Non sarà per me, per noi, una data di quelle a partire dalla quale la tua esistenza è come divisa da uno spartiacque traumatico e chirurgico. Ciò è accaduto, per quelli come me, per  l’11 settembre del 2001 (e come si fa a dimenticare dov’ero, cosa facevo in quel preciso momento?). O il giorno in cui venivano massacrati Giovanni Falcone, sua moglie e la scorta. Anche qui la stessa cosa: ricordo dove fossi, con chi, occupato in cosa.

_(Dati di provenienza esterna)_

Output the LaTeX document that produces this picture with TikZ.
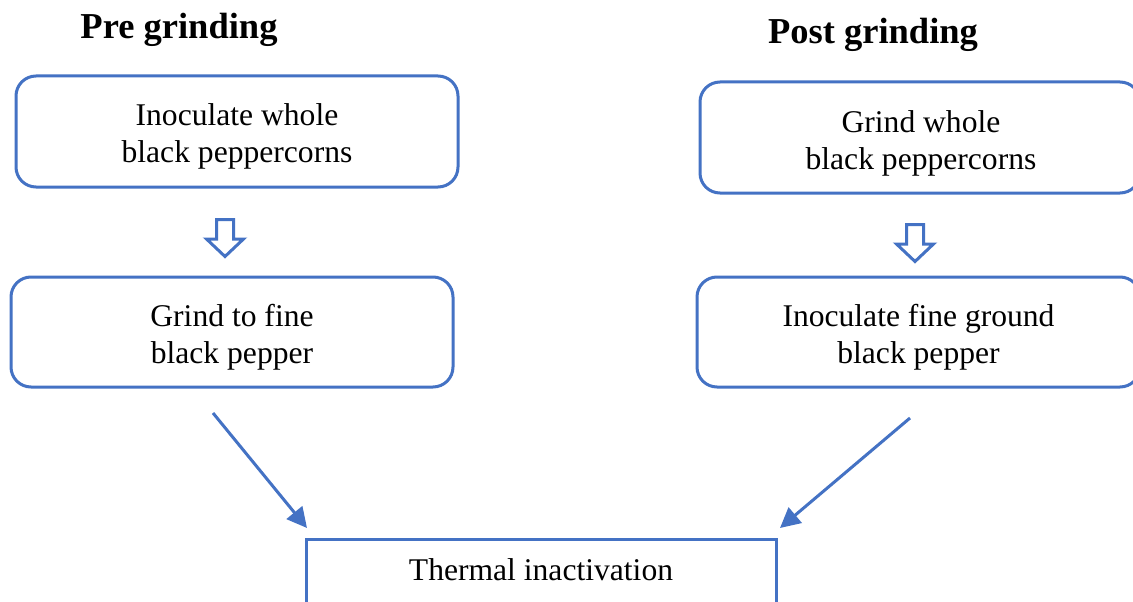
\documentclass[tikz,border=0pt]{standalone}
\usepackage{fontspec}
\setmainfont{Liberation Serif}
\usetikzlibrary{arrows.meta,calc}
\definecolor{obl}{HTML}{4472C4}
\begin{document}
\begin{tikzpicture}[x=1pt,y=-1pt,
  title/.style={font=\fontsize{36.5}{40}\selectfont\bfseries, inner sep=0pt},
  rbox/.style={draw=obl, line width=3pt, rounded corners=20pt, inner sep=0pt},
  txt/.style={align=center, font=\fontsize{31.6}{37}\selectfont, inner sep=0pt},
  sbox/.style={draw=obl, line width=3pt, align=center,
    font=\fontsize{31.6}{37}\selectfont, inner sep=0pt},
  flow/.style={draw=obl, line width=3pt, -{Triangle[length=20pt,width=20pt]}},
  blk/.style={draw=obl, line width=3pt, fill=white, line join=miter}]
\useasboundingbox (0,0) rectangle (1133,602);
\clip (0,0) rectangle (1133,602);
\fill[white] (0,0) rectangle (1133,602);

\node[title] (t1) at (179,30) {Pre grinding};
\node[title] (t2) at (873,35) {Post grinding};

\node[rbox, minimum width=442pt, minimum height=111pt] (b1) at (237,131.5) {};
\node[rbox, minimum width=442pt, minimum height=110pt] (b2) at (232,332) {};
\node[rbox, minimum width=440pt, minimum height=111pt] (b3) at (920,137.5) {};
\node[rbox, minimum width=443pt, minimum height=110pt] (b4) at (918.5,332) {};
\node[txt] (b1t) at ($(b1)+(0,5)$) {Inoculate whole\\black peppercorns};
\node[txt] (b2t) at ($(b2)+(0,5)$) {Grind to fine\\black pepper};
\node[txt] (b3t) at ($(b3)+(1,6)$) {Grind whole\\black peppercorns};
\node[txt] (b4t) at ($(b4)+(0,5)$) {Inoculate fine ground\\black pepper};
\node[sbox, minimum width=470pt, minimum height=72pt, text height=22pt, text depth=12pt] (b5) at (541,575) {Thermal inactivation};

% block arrows
\coordinate (a1) at (225,219.5);
\coordinate (a2) at (915,224.5);
\foreach \c in {a1,a2}{
  \draw[blk] ($(\c)+(-8.5,0)$) -- ($(\c)+(8.5,0)$) -- ($(\c)+(8.5,19.5)$) -- ($(\c)+(18.5,19.5)$)
    -- ($(\c)+(0,37)$) -- ($(\c)+(-18.5,19.5)$) -- ($(\c)+(-8.5,19.5)$) -- cycle;
}

% diagonal arrows
\coordinate (s1) at (213,413);
\coordinate (e1) at (307,528);
\coordinate (s2) at (910,418);
\coordinate (e2) at (780,528);
\draw[flow] (s1) -- (e1);
\draw[flow] (s2) -- (e2);
\end{tikzpicture}
\end{document}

Ciò nondimeno, i quadri da staccare dalla parete (ne ho un’esperienza così recente e dolorosa, quelli da portar via dalla casa dei miei) hanno la stessa didascalia e ad essi accompagno la solita preghiera o la solita lamentazione: “Insegnami a contare i miei giorni”. Che è poi il verso di un salmo, il numero 89, bello e struggente, malinconico, in cui l’uomo prende coscienza della sua precarietà, se ancora non avesse fatto i conti con essa. “Gli anni della nostra vita sono settanta, ottanta per i più robusti. E sono quasi tutti fatica e delusione – continua l’autore.

Non gli si può dar torto, come non ne daremmo a passi analoghi del Qoelet (quello dell’Omnia Vanitas) e a certi versi leopardiani. Ai garzoncelli scherzosi non bisogna ricordare che i poster dalla stanza finiranno col dover essere staccati, tutti quanti, uno ad uno.

C’è che con questo non vogliamo fare i conti, inseguendo l’eterna giovinezza: del viso, della pelle, di un corpo senza tempo, di entusiasmi, come gli orologi di casa da cui avevo cominciato. Così che se un giorno potremo sostituire pezzo per pezzo ciò che in noi è invecchiato, i conti saranno sempre più rimandati, all’infinito, sine die. Non è un delitto. E’ la nostra fragilità e la nostra condanna a non essere diversi, immortali. Saremmo più infelici – temo - a ripeterci ogni giorno che domani può toccare a noi.

A quelli che non ci sono non basta dire “ci rivedremo”. Vi rivedrei volentieri – lo confesso - se potessi incontrarvi da qualche parte per come vi ricordo io. Se potessi essere come quando favoleggiavo di voi e in qualche modo, in modo infantile, vi ho amato.